The soft-spoken Goodrich, who’s been described as not the vendetta type, “…noticed smoke drifting in from neighbors’ rooms soon after he moved into Bonnie Brae in 1998.

“It gave me an instant headache,” Goodrich said. “I could be sitting and have the air filters going, which eliminated the visible smoke, but the smoke was still there.”

After a fire consumed a smoker’s apartment that was fueled by the tenant’s oxygen tank, Goodrich decided to take action with “…a letter-writing campaign, petitioning everyone from local officials to the federal Department of Housing and Urban Development, which helps finance the privately managed Bonnie Brae, which serves low- and middle-income seniors.

“‘We need your help,’” read one of Mr. Goodrich’s letters in July 2006. ‘A barking dog disturbs our sleep but will not kill us. Secondhand smoke is killing us.’”

The letter got the attention of members of the Belmont City Council.  That and the repeated visits to council meetings by “Bonnie Brae tenants — using walkers, wheelchairs and oxygen tanks — and telling harrowing tales of life surrounded by secondhand smoke.”

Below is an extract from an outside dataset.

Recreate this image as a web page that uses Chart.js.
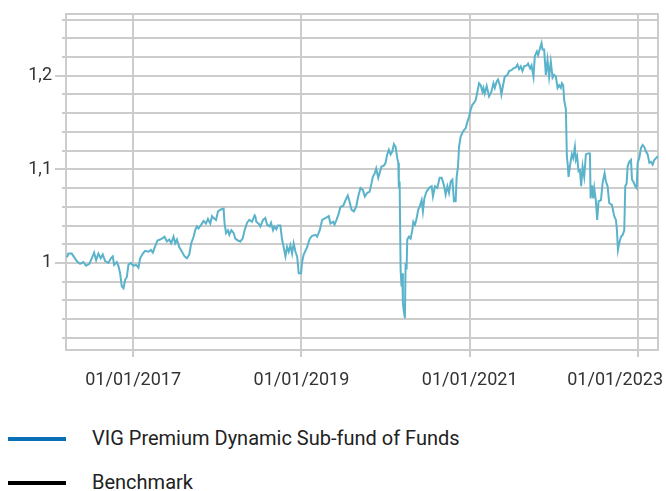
<!DOCTYPE html>
<html>
<head>
<meta charset="utf-8">
<script src="https://cdn.jsdelivr.net/npm/chart.js@4/dist/chart.umd.min.js"></script>
<style>
  body { margin: 0; background: #fff; font-family: Roboto, sans-serif; }
  #wrap { position: relative; width: 666px; height: 491px; overflow: hidden; }
  canvas { position: absolute; left: 0; top: 0; }
  .leg-line { position: absolute; left: 8px; width: 58px; height: 4px; }
  .leg-text { position: absolute; left: 92px; font-size: 20px; color: #222; line-height: 24px; white-space: nowrap; }
</style>
</head>
<body>
<div id="wrap">
  <canvas id="fundChart" width="666" height="410"></canvas>
  <div class="leg-line" style="top:437px;background:#0a70b5"></div>
  <div class="leg-text" style="top:426px">VIG Premium Dynamic Sub-fund of Funds</div>
  <div class="leg-line" style="top:481px;background:#000"></div>
  <div class="leg-text" style="top:470px">Benchmark</div>
</div>
<script>
// Fund value (rebased); x = decimal year
const yearPos = [
  2016.214, 2016.230, 2016.270, 2016.330, 2016.369, 2016.408, 2016.440, 2016.480, 2016.508, 2016.536,
  2016.560, 2016.587, 2016.615, 2016.639, 2016.667, 2016.706, 2016.735, 2016.758, 2016.774, 2016.806,
  2016.825, 2016.845, 2016.865, 2016.885, 2016.905, 2016.925, 2016.944, 2016.973, 2017.004, 2017.036,
  2017.063, 2017.083, 2017.115, 2017.143, 2017.182, 2017.211, 2017.235, 2017.262, 2017.289, 2017.321,
  2017.342, 2017.373, 2017.401, 2017.429, 2017.452, 2017.480, 2017.500, 2017.520, 2017.548, 2017.580,
  2017.611, 2017.639, 2017.667, 2017.690, 2017.718, 2017.738, 2017.758, 2017.777, 2017.810, 2017.837,
  2017.865, 2017.889, 2017.917, 2017.937, 2017.956, 2017.985, 2018.008, 2018.036, 2018.075, 2018.087,
  2018.104, 2018.127, 2018.143, 2018.167, 2018.194, 2018.214, 2018.246, 2018.274, 2018.301, 2018.325,
  2018.354, 2018.381, 2018.413, 2018.444, 2018.452, 2018.464, 2018.492, 2018.512, 2018.544, 2018.571,
  2018.592, 2018.623, 2018.639, 2018.663, 2018.679, 2018.702, 2018.718, 2018.750, 2018.770, 2018.789,
  2018.810, 2018.830, 2018.849, 2018.869, 2018.889, 2018.908, 2018.929, 2018.949, 2018.968, 2018.996,
  2019.008, 2019.027, 2019.068, 2019.099, 2019.127, 2019.167, 2019.187, 2019.218, 2019.246, 2019.286,
  2019.325, 2019.345, 2019.377, 2019.393, 2019.417, 2019.444, 2019.464, 2019.496, 2019.524, 2019.551,
  2019.571, 2019.595, 2019.623, 2019.651, 2019.675, 2019.702, 2019.730, 2019.754, 2019.782, 2019.810,
  2019.833, 2019.849, 2019.873, 2019.889, 2019.913, 2019.929, 2019.952, 2019.980, 2020.000, 2020.020,
  2020.039, 2020.060, 2020.080, 2020.099, 2020.119, 2020.139, 2020.151, 2020.158, 2020.167, 2020.179,
  2020.190, 2020.199, 2020.206, 2020.218, 2020.230, 2020.238, 2020.250, 2020.258, 2020.277, 2020.298,
  2020.318, 2020.330, 2020.349, 2020.365, 2020.389, 2020.405, 2020.429, 2020.444, 2020.461, 2020.485,
  2020.516, 2020.548, 2020.563, 2020.587, 2020.615, 2020.643, 2020.667, 2020.694, 2020.714, 2020.735,
  2020.754, 2020.774, 2020.794, 2020.813, 2020.833, 2020.845, 2020.861, 2020.873, 2020.893, 2020.913,
  2020.932, 2020.952, 2020.973, 2020.992, 2021.012, 2021.032, 2021.051, 2021.071, 2021.092, 2021.111,
  2021.131, 2021.151, 2021.163, 2021.179, 2021.202, 2021.230, 2021.258, 2021.282, 2021.298, 2021.321,
  2021.337, 2021.361, 2021.377, 2021.401, 2021.417, 2021.449, 2021.468, 2021.496, 2021.520, 2021.548,
  2021.568, 2021.587, 2021.607, 2021.627, 2021.646, 2021.679, 2021.694, 2021.718, 2021.735, 2021.758,
  2021.774, 2021.798, 2021.813, 2021.837, 2021.854, 2021.865, 2021.885, 2021.905, 2021.925, 2021.944,
  2021.964, 2021.985, 2022.004, 2022.024, 2022.044, 2022.063, 2022.083, 2022.095, 2022.111, 2022.123,
  2022.143, 2022.155, 2022.167, 2022.175, 2022.190, 2022.214, 2022.230, 2022.250, 2022.262, 2022.277,
  2022.294, 2022.310, 2022.325, 2022.342, 2022.361, 2022.381, 2022.405, 2022.429, 2022.437, 2022.452,
  2022.468, 2022.480, 2022.500, 2022.515, 2022.532, 2022.560, 2022.579, 2022.603, 2022.619, 2022.639,
  2022.658, 2022.690, 2022.718, 2022.738, 2022.750, 2022.762, 2022.777, 2022.798, 2022.818, 2022.837,
  2022.849, 2022.865, 2022.877, 2022.896, 2022.917, 2022.929, 2022.944, 2022.968, 2022.985, 2022.996,
  2023.015, 2023.036, 2023.056, 2023.075, 2023.095, 2023.115, 2023.135, 2023.155, 2023.175, 2023.194,
  2023.214, 2023.235
];
const fundValues = [
  1.006, 1.010, 1.010, 1.002, 0.999, 1.001, 0.997, 0.999, 1.005, 1.011,
  1.003, 1.010, 1.005, 1.009, 1.002, 1.000, 1.005, 1.007, 0.998, 1.001,
  0.997, 0.989, 0.975, 0.973, 0.982, 0.985, 0.998, 1.000, 0.997, 0.998,
  0.995, 1.005, 1.010, 1.013, 1.012, 1.014, 1.011, 1.018, 1.024, 1.025,
  1.026, 1.028, 1.023, 1.025, 1.021, 1.028, 1.021, 1.025, 1.017, 1.012,
  1.007, 1.005, 1.009, 1.021, 1.028, 1.035, 1.039, 1.037, 1.041, 1.045,
  1.042, 1.047, 1.042, 1.050, 1.048, 1.046, 1.055, 1.057, 1.058, 1.042,
  1.032, 1.035, 1.030, 1.035, 1.032, 1.026, 1.024, 1.023, 1.026, 1.035,
  1.043, 1.046, 1.044, 1.051, 1.050, 1.044, 1.042, 1.039, 1.046, 1.048,
  1.041, 1.039, 1.043, 1.035, 1.039, 1.036, 1.040, 1.040, 1.025, 1.017,
  1.007, 1.017, 1.012, 1.019, 1.010, 1.021, 1.012, 1.007, 0.989, 0.989,
  1.001, 1.009, 1.017, 1.026, 1.029, 1.030, 1.028, 1.035, 1.046, 1.048,
  1.050, 1.042, 1.044, 1.041, 1.046, 1.053, 1.060, 1.061, 1.067, 1.072,
  1.066, 1.057, 1.055, 1.060, 1.071, 1.080, 1.078, 1.071, 1.075, 1.076,
  1.085, 1.092, 1.096, 1.101, 1.091, 1.096, 1.103, 1.104, 1.107, 1.116,
  1.121, 1.116, 1.119, 1.127, 1.124, 1.112, 1.107, 1.080, 1.087, 0.993,
  0.975, 0.989, 0.957, 0.948, 0.941, 1.000, 0.993, 1.025, 1.028, 1.026,
  1.035, 1.044, 1.041, 1.046, 1.057, 1.060, 1.067, 1.055, 1.069, 1.076,
  1.080, 1.082, 1.071, 1.082, 1.080, 1.091, 1.091, 1.083, 1.073, 1.082,
  1.075, 1.087, 1.089, 1.066, 1.066, 1.092, 1.103, 1.124, 1.135, 1.139,
  1.142, 1.144, 1.151, 1.156, 1.164, 1.169, 1.171, 1.174, 1.183, 1.192,
  1.190, 1.183, 1.187, 1.181, 1.189, 1.178, 1.183, 1.192, 1.187, 1.194,
  1.196, 1.189, 1.180, 1.192, 1.199, 1.201, 1.205, 1.206, 1.208, 1.209,
  1.212, 1.207, 1.210, 1.205, 1.210, 1.211, 1.213, 1.208, 1.211, 1.199,
  1.221, 1.226, 1.222, 1.230, 1.235, 1.228, 1.228, 1.201, 1.217, 1.199,
  1.215, 1.198, 1.201, 1.199, 1.187, 1.190, 1.187, 1.192, 1.190, 1.174,
  1.164, 1.114, 1.103, 1.092, 1.103, 1.116, 1.112, 1.124, 1.110, 1.114,
  1.098, 1.099, 1.082, 1.103, 1.092, 1.116, 1.117, 1.117, 1.069, 1.083,
  1.069, 1.080, 1.066, 1.046, 1.066, 1.067, 1.085, 1.096, 1.087, 1.082,
  1.064, 1.062, 1.050, 1.046, 1.035, 1.014, 1.021, 1.028, 1.030, 1.035,
  1.082, 1.085, 1.103, 1.108, 1.110, 1.089, 1.087, 1.082, 1.080, 1.107,
  1.112, 1.123, 1.126, 1.124, 1.119, 1.116, 1.107, 1.108, 1.105, 1.110,
  1.112, 1.114
];

// axis ticks
const xTickYears = [2017, 2019, 2021, 2023];
const yGridValues = [0.92, 0.94, 0.96, 0.98, 1.00, 1.02, 1.04, 1.06, 1.08, 1.10,
                     1.12, 1.14, 1.16, 1.18, 1.20, 1.22, 1.24, 1.26];
const yLabelValues = [1, 1.1, 1.2];

const gridColor = '#cccccc';
const textColor = '#333';
const tickFont = '18px Roboto';

const isLabelled = (v) => yLabelValues.some(l => Math.abs(l - v) < 1e-6);

// frame around the plot and longer ticks at labelled values
const framePlugin = {
    id: 'frame',
    beforeDatasetsDraw(chart) {
        const { ctx, chartArea } = chart;
        const yScale = chart.scales.y;
        ctx.save();
        ctx.strokeStyle = gridColor;
        ctx.lineWidth = 2;
        ctx.strokeRect(chartArea.left, chartArea.top, chartArea.right - chartArea.left, chartArea.bottom - chartArea.top);
        yLabelValues.forEach(v => {
            const py = Math.round(yScale.getPixelForValue(v));
            ctx.beginPath();
            ctx.moveTo(chartArea.left - 11, py);
            ctx.lineTo(chartArea.left, py);
            ctx.stroke();
        });
        ctx.restore();
    },
    // date labels, the last one is pulled in so it stays on the canvas
    afterDraw(chart) {
        const { ctx, chartArea, width } = chart;
        const xScale = chart.scales.x;
        ctx.save();
        ctx.font = tickFont;
        ctx.fillStyle = textColor;
        ctx.textAlign = 'center';
        ctx.textBaseline = 'middle';
        xTickYears.forEach(year => {
            const text = '01/01/' + year;
            const w = ctx.measureText(text).width;
            let cx = xScale.getPixelForValue(year);
            cx = Math.min(cx, width - 3 - w / 2);
            ctx.fillText(text, cx, chartArea.bottom + 30);
        });
        ctx.restore();
    }
};

// keep tick labels from pushing the plot area in
function noPad(scale) {
    scale.paddingLeft = 0;
    scale.paddingRight = 0;
    scale.paddingTop = 0;
    scale.paddingBottom = 0;
}

const ctx = document.getElementById('fundChart');
new Chart(ctx, {
    type: 'line',
    data: {
        datasets: [{
            label: 'VIG Premium Dynamic Sub-fund of Funds',
            data: yearPos.map((x, i) => ({ x: x, y: fundValues[i] })),
            borderColor: '#5ab3cb',
            borderWidth: 2,
            pointRadius: 0,
            tension: 0,
            fill: false
        }]
    },
    options: {
        responsive: false,
        animation: false,
        layout: { padding: { top: 14, right: 8, left: 0, bottom: 0 } },
        plugins: {
            legend: { display: false },
            tooltip: { enabled: false }
        },
        scales: {
            x: {
                type: 'linear',
                min: 2016.202,
                max: 2023.238,
                afterBuildTicks: (scale) => { scale.ticks = xTickYears.map(v => ({ value: v })); },
                afterFit: (scale) => { scale.height = 60; noPad(scale); },
                ticks: { display: false },
                grid: { color: gridColor, lineWidth: 2, tickLength: 7 },
                border: { display: false }
            },
            y: {
                min: 0.907,
                max: 1.266,
                afterBuildTicks: (scale) => { scale.ticks = yGridValues.map(v => ({ value: v })); },
                afterFit: (scale) => { scale.width = 66; noPad(scale); },
                ticks: {
                    autoSkip: false,
                    padding: 10,
                    color: textColor,
                    font: { family: 'Roboto', size: 18 },
                    callback: (v) => isLabelled(v) ? String(Number(v.toFixed(2))).replace('.', ',') : ''
                },
                grid: { color: gridColor, lineWidth: 2, tickLength: 4 },
                border: { display: false }
            }
        }
    },
    plugins: [framePlugin]
});
</script>
</body>
</html>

Finally, the city council passed the law in October 2007, “barring smoking anywhere in the city of about 25,000 except in detached homes and yards, streets and some sidewalks, and designated smoking areas outside.

“The law took effect on Jan. 9, after a 14-month grace period that allowed apartment buildings time to comply with the new rules — like rewriting lease agreements to ban smoking — and tenants who objected to the changes to move. The law brings with it the threat of $100 fines, though city officials say no penalties have been levied yet.”

According to Goodrich, some smokers still meet clandestinely in various areas outside the complex, but by and large, the smoking has stopped.

And what about Edith Frederickson?

Well, she’s looking to move out of Bonnie Brae as soon as she can find another apartment she can afford.  Until then, “I’m going to keep being a criminal, let me tell you that,” she said.


  1. Author

    I enjoyed your piece on the smoker. What’s rarely noted when smokers are whacked is that the righteous whackers themselves often enough are polluting the air with far worse and far greater poison—fumes from the exhaust pipes of their cars. Beware non-smokers who throw stones from glass houses with two SUVs in the garage.